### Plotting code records
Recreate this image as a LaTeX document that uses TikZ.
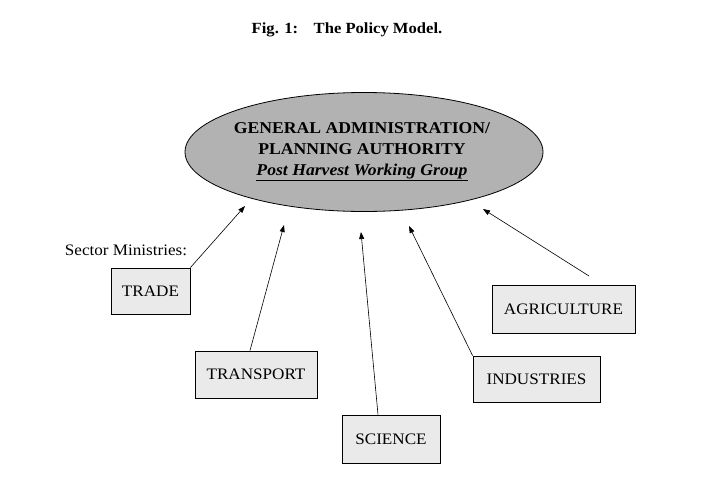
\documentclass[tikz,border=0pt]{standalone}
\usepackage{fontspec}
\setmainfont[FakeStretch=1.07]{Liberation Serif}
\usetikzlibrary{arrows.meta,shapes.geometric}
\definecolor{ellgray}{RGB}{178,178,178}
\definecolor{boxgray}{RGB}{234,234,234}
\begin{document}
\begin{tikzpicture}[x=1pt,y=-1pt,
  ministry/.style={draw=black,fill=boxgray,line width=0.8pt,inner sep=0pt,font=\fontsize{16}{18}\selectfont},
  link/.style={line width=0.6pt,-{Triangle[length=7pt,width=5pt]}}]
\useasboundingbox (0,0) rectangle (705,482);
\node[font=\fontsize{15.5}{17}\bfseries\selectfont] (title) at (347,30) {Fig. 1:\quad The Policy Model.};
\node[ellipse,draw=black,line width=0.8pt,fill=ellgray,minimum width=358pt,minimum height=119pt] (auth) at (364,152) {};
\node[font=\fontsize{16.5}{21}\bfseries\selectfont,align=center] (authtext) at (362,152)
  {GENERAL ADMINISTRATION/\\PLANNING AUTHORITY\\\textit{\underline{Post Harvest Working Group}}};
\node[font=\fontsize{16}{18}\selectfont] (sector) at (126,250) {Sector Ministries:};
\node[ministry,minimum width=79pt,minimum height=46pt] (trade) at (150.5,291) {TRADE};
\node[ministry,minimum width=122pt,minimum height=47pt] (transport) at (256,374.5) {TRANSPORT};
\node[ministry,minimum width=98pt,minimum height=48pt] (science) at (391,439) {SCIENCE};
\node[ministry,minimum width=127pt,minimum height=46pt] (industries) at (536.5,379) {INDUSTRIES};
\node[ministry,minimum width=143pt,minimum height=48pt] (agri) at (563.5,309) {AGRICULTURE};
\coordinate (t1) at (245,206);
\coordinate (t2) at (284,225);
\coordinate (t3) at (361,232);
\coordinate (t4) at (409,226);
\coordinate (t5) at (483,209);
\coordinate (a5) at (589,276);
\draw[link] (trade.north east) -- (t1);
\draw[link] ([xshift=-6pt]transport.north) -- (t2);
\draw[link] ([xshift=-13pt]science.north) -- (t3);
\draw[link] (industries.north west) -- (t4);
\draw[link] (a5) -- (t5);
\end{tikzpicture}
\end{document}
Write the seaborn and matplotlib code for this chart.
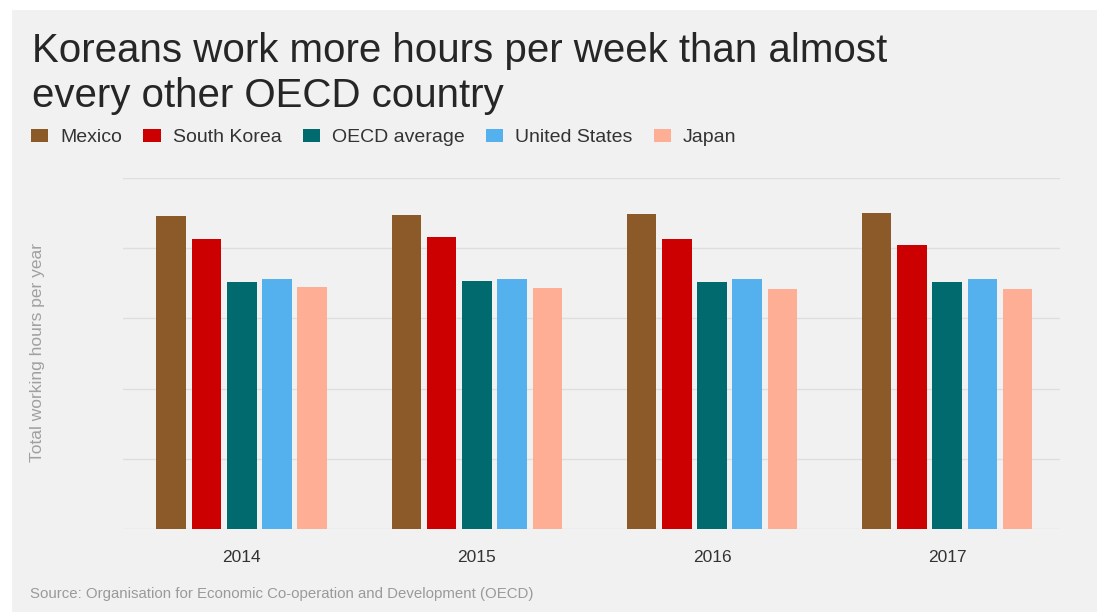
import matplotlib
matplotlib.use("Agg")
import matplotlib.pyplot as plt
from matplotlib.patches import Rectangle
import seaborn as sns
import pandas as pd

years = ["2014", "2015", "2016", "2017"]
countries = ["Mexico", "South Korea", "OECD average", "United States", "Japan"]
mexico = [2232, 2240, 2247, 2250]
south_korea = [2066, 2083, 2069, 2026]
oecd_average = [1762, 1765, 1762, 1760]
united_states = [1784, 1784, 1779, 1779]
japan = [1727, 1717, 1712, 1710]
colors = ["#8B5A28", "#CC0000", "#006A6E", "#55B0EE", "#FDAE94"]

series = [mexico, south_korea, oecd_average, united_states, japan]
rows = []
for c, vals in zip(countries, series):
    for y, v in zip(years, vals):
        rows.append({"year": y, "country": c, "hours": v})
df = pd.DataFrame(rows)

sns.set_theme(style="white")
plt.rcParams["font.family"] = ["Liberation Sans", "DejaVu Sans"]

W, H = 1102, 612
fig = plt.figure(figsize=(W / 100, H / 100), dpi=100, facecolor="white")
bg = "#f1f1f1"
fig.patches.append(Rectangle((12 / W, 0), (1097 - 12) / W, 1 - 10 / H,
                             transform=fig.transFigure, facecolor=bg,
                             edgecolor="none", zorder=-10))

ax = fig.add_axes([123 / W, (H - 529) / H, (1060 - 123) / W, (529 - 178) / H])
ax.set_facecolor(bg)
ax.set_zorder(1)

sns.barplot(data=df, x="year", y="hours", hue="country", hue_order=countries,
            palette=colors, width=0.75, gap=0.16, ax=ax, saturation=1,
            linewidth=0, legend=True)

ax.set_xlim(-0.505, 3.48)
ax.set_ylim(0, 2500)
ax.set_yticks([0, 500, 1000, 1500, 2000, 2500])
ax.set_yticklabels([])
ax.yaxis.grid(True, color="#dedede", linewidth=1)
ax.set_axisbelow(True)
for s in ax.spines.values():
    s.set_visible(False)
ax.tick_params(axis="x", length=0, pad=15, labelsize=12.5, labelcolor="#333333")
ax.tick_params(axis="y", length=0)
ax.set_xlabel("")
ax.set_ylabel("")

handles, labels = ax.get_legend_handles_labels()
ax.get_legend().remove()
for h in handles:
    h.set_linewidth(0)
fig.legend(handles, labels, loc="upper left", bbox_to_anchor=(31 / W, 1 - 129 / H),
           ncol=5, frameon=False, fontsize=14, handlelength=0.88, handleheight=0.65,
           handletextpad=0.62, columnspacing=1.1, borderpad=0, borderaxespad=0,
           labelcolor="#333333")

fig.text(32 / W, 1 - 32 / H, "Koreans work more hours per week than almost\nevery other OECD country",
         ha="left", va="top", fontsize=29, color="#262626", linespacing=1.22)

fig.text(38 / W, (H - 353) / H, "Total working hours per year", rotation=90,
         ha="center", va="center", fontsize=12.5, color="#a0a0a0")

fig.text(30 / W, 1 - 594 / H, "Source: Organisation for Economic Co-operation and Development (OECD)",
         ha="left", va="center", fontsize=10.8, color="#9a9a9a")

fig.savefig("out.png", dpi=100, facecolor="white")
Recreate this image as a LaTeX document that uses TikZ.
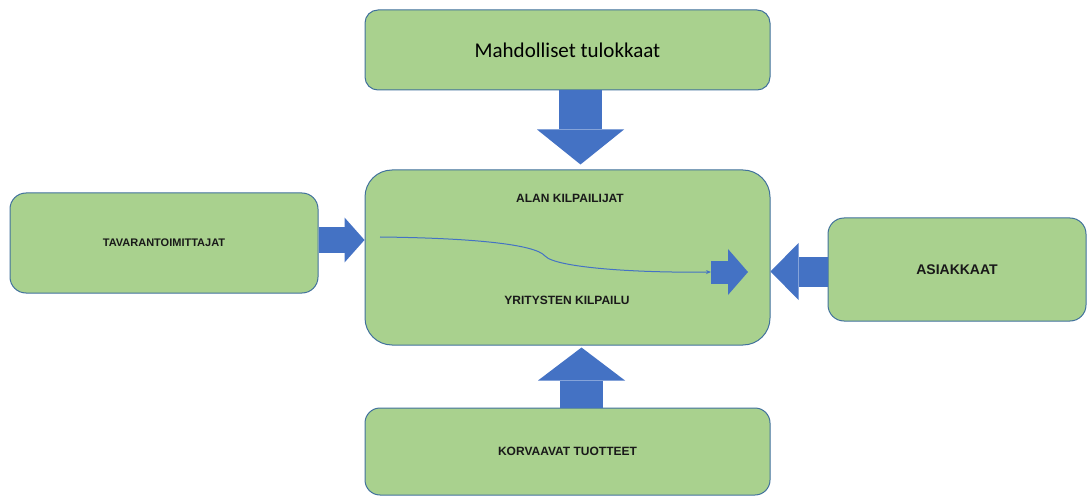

### Work required
Set down the material above as is, without any pictures.

### Reply
Recreate this image as a LaTeX document that uses TikZ.
\documentclass[tikz,border=0pt]{standalone}
\usepackage{fontspec}
\setmainfont[FakeStretch=1.07]{Liberation Serif}
\usetikzlibrary{arrows.meta,shapes.geometric}
\definecolor{ellgray}{RGB}{178,178,178}
\definecolor{boxgray}{RGB}{234,234,234}
\begin{document}
\begin{tikzpicture}[x=1pt,y=-1pt,
  ministry/.style={draw=black,fill=boxgray,line width=0.8pt,inner sep=0pt,font=\fontsize{16}{18}\selectfont},
  link/.style={line width=0.6pt,-{Triangle[length=7pt,width=5pt]}}]
\useasboundingbox (0,0) rectangle (705,482);
\node[font=\fontsize{15.5}{17}\bfseries\selectfont] (title) at (347,30) {Fig. 1:\quad The Policy Model.};
\node[ellipse,draw=black,line width=0.8pt,fill=ellgray,minimum width=358pt,minimum height=119pt] (auth) at (364,152) {};
\node[font=\fontsize{16.5}{21}\bfseries\selectfont,align=center] (authtext) at (362,152)
  {GENERAL ADMINISTRATION/\\PLANNING AUTHORITY\\\textit{\underline{Post Harvest Working Group}}};
\node[font=\fontsize{16}{18}\selectfont] (sector) at (126,250) {Sector Ministries:};
\node[ministry,minimum width=79pt,minimum height=46pt] (trade) at (150.5,291) {TRADE};
\node[ministry,minimum width=122pt,minimum height=47pt] (transport) at (256,374.5) {TRANSPORT};
\node[ministry,minimum width=98pt,minimum height=48pt] (science) at (391,439) {SCIENCE};
\node[ministry,minimum width=127pt,minimum height=46pt] (industries) at (536.5,379) {INDUSTRIES};
\node[ministry,minimum width=143pt,minimum height=48pt] (agri) at (563.5,309) {AGRICULTURE};
\coordinate (t1) at (245,206);
\coordinate (t2) at (284,225);
\coordinate (t3) at (361,232);
\coordinate (t4) at (409,226);
\coordinate (t5) at (483,209);
\coordinate (a5) at (589,276);
\draw[link] (trade.north east) -- (t1);
\draw[link] ([xshift=-6pt]transport.north) -- (t2);
\draw[link] ([xshift=-13pt]science.north) -- (t3);
\draw[link] (industries.north west) -- (t4);
\draw[link] (a5) -- (t5);
\end{tikzpicture}
\end{document}
Write the seaborn and matplotlib code for this chart.
import matplotlib
matplotlib.use("Agg")
import matplotlib.pyplot as plt
from matplotlib.patches import Rectangle
import seaborn as sns
import pandas as pd

years = ["2014", "2015", "2016", "2017"]
countries = ["Mexico", "South Korea", "OECD average", "United States", "Japan"]
mexico = [2232, 2240, 2247, 2250]
south_korea = [2066, 2083, 2069, 2026]
oecd_average = [1762, 1765, 1762, 1760]
united_states = [1784, 1784, 1779, 1779]
japan = [1727, 1717, 1712, 1710]
colors = ["#8B5A28", "#CC0000", "#006A6E", "#55B0EE", "#FDAE94"]

series = [mexico, south_korea, oecd_average, united_states, japan]
rows = []
for c, vals in zip(countries, series):
    for y, v in zip(years, vals):
        rows.append({"year": y, "country": c, "hours": v})
df = pd.DataFrame(rows)

sns.set_theme(style="white")
plt.rcParams["font.family"] = ["Liberation Sans", "DejaVu Sans"]

W, H = 1102, 612
fig = plt.figure(figsize=(W / 100, H / 100), dpi=100, facecolor="white")
bg = "#f1f1f1"
fig.patches.append(Rectangle((12 / W, 0), (1097 - 12) / W, 1 - 10 / H,
                             transform=fig.transFigure, facecolor=bg,
                             edgecolor="none", zorder=-10))

ax = fig.add_axes([123 / W, (H - 529) / H, (1060 - 123) / W, (529 - 178) / H])
ax.set_facecolor(bg)
ax.set_zorder(1)

sns.barplot(data=df, x="year", y="hours", hue="country", hue_order=countries,
            palette=colors, width=0.75, gap=0.16, ax=ax, saturation=1,
            linewidth=0, legend=True)

ax.set_xlim(-0.505, 3.48)
ax.set_ylim(0, 2500)
ax.set_yticks([0, 500, 1000, 1500, 2000, 2500])
ax.set_yticklabels([])
ax.yaxis.grid(True, color="#dedede", linewidth=1)
ax.set_axisbelow(True)
for s in ax.spines.values():
    s.set_visible(False)
ax.tick_params(axis="x", length=0, pad=15, labelsize=12.5, labelcolor="#333333")
ax.tick_params(axis="y", length=0)
ax.set_xlabel("")
ax.set_ylabel("")

handles, labels = ax.get_legend_handles_labels()
ax.get_legend().remove()
for h in handles:
    h.set_linewidth(0)
fig.legend(handles, labels, loc="upper left", bbox_to_anchor=(31 / W, 1 - 129 / H),
           ncol=5, frameon=False, fontsize=14, handlelength=0.88, handleheight=0.65,
           handletextpad=0.62, columnspacing=1.1, borderpad=0, borderaxespad=0,
           labelcolor="#333333")

fig.text(32 / W, 1 - 32 / H, "Koreans work more hours per week than almost\nevery other OECD country",
         ha="left", va="top", fontsize=29, color="#262626", linespacing=1.22)

fig.text(38 / W, (H - 353) / H, "Total working hours per year", rotation=90,
         ha="center", va="center", fontsize=12.5, color="#a0a0a0")

fig.text(30 / W, 1 - 594 / H, "Source: Organisation for Economic Co-operation and Development (OECD)",
         ha="left", va="center", fontsize=10.8, color="#9a9a9a")

fig.savefig("out.png", dpi=100, facecolor="white")
Recreate this image as a LaTeX document that uses TikZ.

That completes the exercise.